Putin purportedly climbs down, stocks set to soar

Russian President Vladimir Putin at his most recent Inauguration in 2012. (Via Wikipedia)

WASHINGTON, March 4, 2014 − It was gloom and doom on Wall Street yesterday with Russian President Vladimir Putin in full U.S.S.R/KGB mode. Led by headline-driven machine trading, markets plunged as HTFs, algos and permabears predicted the imminent demise of the U.S. and the Western world. But today, Putin seems to have climbed down from his aggressive stance on the Ukraine, so all is well on Wall Street, with stocks set to rally bigtime at this morning’s open.

What a difference a day makes.

It’s all nonsense, or mostly, anyway. But traders love this kind of action as they can short stocks and the market one day, then flip those positions and go long the next. Options can even be more fun because of the leverage involved.

Investors like the Maven, however, remain unhappy with the trivial way in which markets are driven to and fro these days, mainly because it causes almost all fact- and earnings-based systems either to produce less-than-impressive results or even break down entirely. Prudent investing is simply not a factor here, and patience and hard work involved in accurate stock picking doesn’t seem to matter.

That said, it is what it is, and so we play along. Expect most things to look positive today except for precious metals, particularly gold, which all caught a nice bid yesterday when Armageddon was at hand. Today, we can dump these metals, ETFs, and futures contracts, secure in the knowledge that Vladimir will place nice with us again. Until the next time.
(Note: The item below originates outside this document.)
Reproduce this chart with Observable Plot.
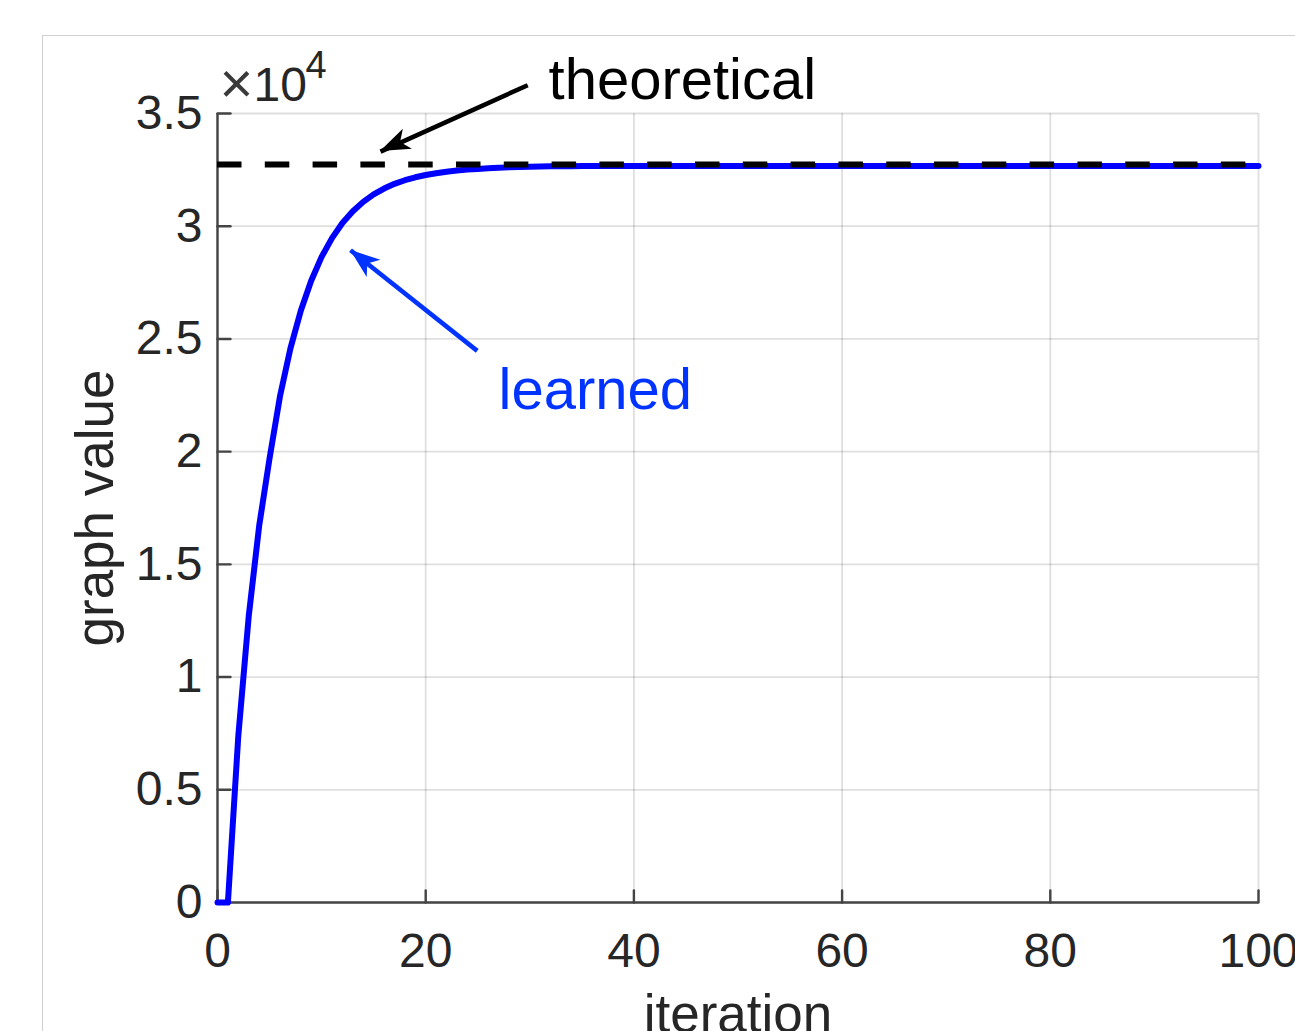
<!DOCTYPE html>
<html>
<head>
<meta charset="utf-8">
<script src="https://cdn.jsdelivr.net/npm/d3@7"></script>
<script src="https://cdn.jsdelivr.net/npm/@observablehq/plot@0.6"></script>
<style>
html, body { margin: 0; padding: 0; background: #fff; overflow: hidden; }
#wrap { position: relative; width: 1295px; height: 1031px; overflow: hidden; }
#frame { position: absolute; left: 42px; top: 35px; width: 1300px; height: 1100px;
  border-left: 1px solid #d0d0d0; border-top: 1px solid #d0d0d0; }
#chart { position: absolute; left: 0; top: 0; }
</style>
</head>
<body>
<div id="wrap"><div id="frame"></div><div id="chart"></div></div>
<script>
// ---- data ----
const iterations = [
  0,1,2,3,4,5,6,7,8,9,10,11,12,13,14,15,16,17,18,19,20,
  21,22,23,24,25,26,27,28,29,30,31,32,33,34,35,36,37,38,39,40,
  41,42,43,44,45,46,47,48,49,50,51,52,53,54,55,56,57,58,59,60,
  61,62,63,64,65,66,67,68,69,70,71,72,73,74,75,76,77,78,79,80,
  81,82,83,84,85,86,87,88,89,90,91,92,93,94,95,96,97,98,99,100
];
const learned = [
  0,0,7400,12700,16700,19700,22450,24570,26250,27580,28640,
  29470,30140,30660,31080,31410,31670,31880,32040,32170,32270,
  32350,32420,32470,32510,32540,32570,32590,32610,32625,32640,
  32650,32655,32660,32665,32670,32670,32670,32670,32670,32670,
  32670,32670,32670,32670,32670,32670,32670,32670,32670,32670,
  32670,32670,32670,32670,32670,32670,32670,32670,32670,32670,
  32670,32670,32670,32670,32670,32670,32670,32670,32670,32670,
  32670,32670,32670,32670,32670,32670,32670,32670,32670,32670,
  32670,32670,32670,32670,32670,32670,32670,32670,32670,32670,
  32670,32670,32670,32670,32670,32670,32670,32670,32670,32670
];
const theoretical = 32740;
const xTicks = [0, 20, 40, 60, 80, 100];
const yTicks = [0, 5000, 10000, 15000, 20000, 25000, 30000, 35000];
const xLabel = "iteration";
const yLabel = "graph value";
const exponentTimes = "×";
const exponentBase = "10";
const exponentPower = "4";
// annotations (data coordinates)
const annotLabels = ["theoretical", "learned"];
const annotTextX = [31.8, 27.0];
const annotTextY = [35640, 21900];
const annotTailX = [29.8, 24.95];
const annotTailY = [36256, 24470];
const annotTipX = [15.66, 12.78];
const annotTipY = [33310, 28932];
const annotColors = ["#000000", "#0033ff"];

// ---- build ----
const font = '"Liberation Sans", Helvetica, Arial, sans-serif';
const ink = "#262626";
const series = iterations.map((t, i) => ({t, v: learned[i]}));
const annots = annotLabels.map((label, i) => ({
  label, tx: annotTextX[i], ty: annotTextY[i],
  x1: annotTailX[i], y1: annotTailY[i], x2: annotTipX[i], y2: annotTipY[i],
  color: annotColors[i]
}));
const tickShape = {draw(context, l) { context.moveTo(0, 0); context.lineTo(0, -l); }};

const plot = Plot.plot({
  width: 1295,
  height: 1031,
  marginLeft: 217,
  marginRight: 37,
  marginTop: 113,
  marginBottom: 129,
  style: {fontFamily: font, background: "transparent", overflow: "visible"},
  x: {domain: [0, 100]},
  y: {domain: [0, 35000]},
  marks: [
    Plot.gridX(xTicks, {stroke: ink, strokeOpacity: 0.15, strokeWidth: 1.8}),
    Plot.gridY(yTicks, {stroke: ink, strokeOpacity: 0.15, strokeWidth: 1.8}),
    Plot.axisX(xTicks, {tickSize: 0, tickPadding: 30, fontSize: 48, fill: ink, label: null, tickFormat: d => String(d)}),
    Plot.axisY(yTicks, {tickSize: 0, tickPadding: 15, fontSize: 48, fill: ink, label: null, tickFormat: d => String(d / 1e4)}),
    Plot.ruleX([0], {stroke: "#444", strokeWidth: 2.4}),
    Plot.ruleY([0], {stroke: "#444", strokeWidth: 2.4}),
    Plot.vector(xTicks, {x: d => d, y: () => 0, length: 12, rotate: 0, anchor: "start", shape: tickShape, stroke: "#444", strokeWidth: 2.4}),
    Plot.vector(yTicks, {x: () => 0, y: d => d, length: 13, rotate: 90, anchor: "start", shape: tickShape, stroke: "#444", strokeWidth: 2.4}),
    Plot.line(series, {x: "t", y: "v", stroke: "#0000ff", strokeWidth: 6}),
    Plot.ruleY([theoretical], {x1: 0, x2: 100, stroke: "#000", strokeWidth: 6, strokeDasharray: "24.5,23.3"}),
    Plot.link(annots, {x1: "x1", y1: "y1", x2: "x2", y2: "y2", stroke: d => d.color, strokeWidth: 4.5}),
    Plot.text(annots, {x: "tx", y: "ty", text: "label", fill: d => d.color, fontSize: 58, textAnchor: "start", lineAnchor: "bottom"}),
    Plot.text([yLabel], {frameAnchor: "left", text: d => d, rotate: -90, dx: -105, lineAnchor: "bottom", textAnchor: "middle", fontSize: 53, fill: ink}),
    Plot.text([xLabel], {frameAnchor: "bottom", text: d => d, dy: 129, lineAnchor: "bottom", textAnchor: "middle", fontSize: 53, fill: ink}),
    Plot.text([exponentTimes], {frameAnchor: "top-left", text: d => d, dx: 2, dy: -11, lineAnchor: "bottom", textAnchor: "start", fontSize: 58, fill: "#3a3a3a", fontWeight: 300}),
    Plot.text([exponentBase], {frameAnchor: "top-left", text: d => d, dx: 36, dy: -13, lineAnchor: "bottom", textAnchor: "start", fontSize: 48, fill: ink}),
    Plot.text([exponentPower], {frameAnchor: "top-left", text: d => d, dx: 88, dy: -36, lineAnchor: "bottom", textAnchor: "start", fontSize: 38, fill: ink})
  ]
});

// filled arrow heads placed through the plot's own scales
const sx = plot.scale("x"), sy = plot.scale("y");
const svg = d3.select(plot);
annots.forEach(a => {
  const x1 = sx.apply(a.x1), y1 = sy.apply(a.y1), x2 = sx.apply(a.x2), y2 = sy.apply(a.y2);
  const dx = x2 - x1, dy = y2 - y1, len = Math.hypot(dx, dy);
  const ux = dx / len, uy = dy / len, px = -uy, py = ux;
  const L = 30, W = 11, N = 22;
  const pts = [
    [x2, y2],
    [x2 - ux * L + px * W, y2 - uy * L + py * W],
    [x2 - ux * N, y2 - uy * N],
    [x2 - ux * L - px * W, y2 - uy * L - py * W]
  ];
  svg.append("path").attr("d", "M" + pts.map(p => p.join(",")).join("L") + "Z").attr("fill", a.color);
});

document.getElementById("chart").appendChild(plot);
</script>
</body>
</html>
Given Putin’s apparent desire to revive U.S.S.R.-style hegemony, or, at the very least, return Russia to something resembling the glory days of Stalinism and empire, we will assume, until proven otherwise, that the ex-KGB chief will employ the usual Marxist tactic of saying the right things to get Western pols off the hook for being lazy-ass about their own national security.

But behind the scenes, he’ll continue to do, albeit quietly, precisely what he always meant to do anyway.

Today’s trading tips:

If you have any decent profits, today might be a good day to sell into this market, assuming we have a big up-day that extends well past the first half-hour of trading. Beyond that, buying or selling is iffy in this kind of volatile environment, so it’s best not to be too jumpy.

Ultimately, markets will need to see if today’s relatively happy-face Putin will hang around for more than a few days before they breathe a real, sustainable sigh of relief.

After a mediocre earnings season, traders and investors alike will also need to see some signs that the current obvious slowdown in the economy really is only due to the weather. We assume that some of it is.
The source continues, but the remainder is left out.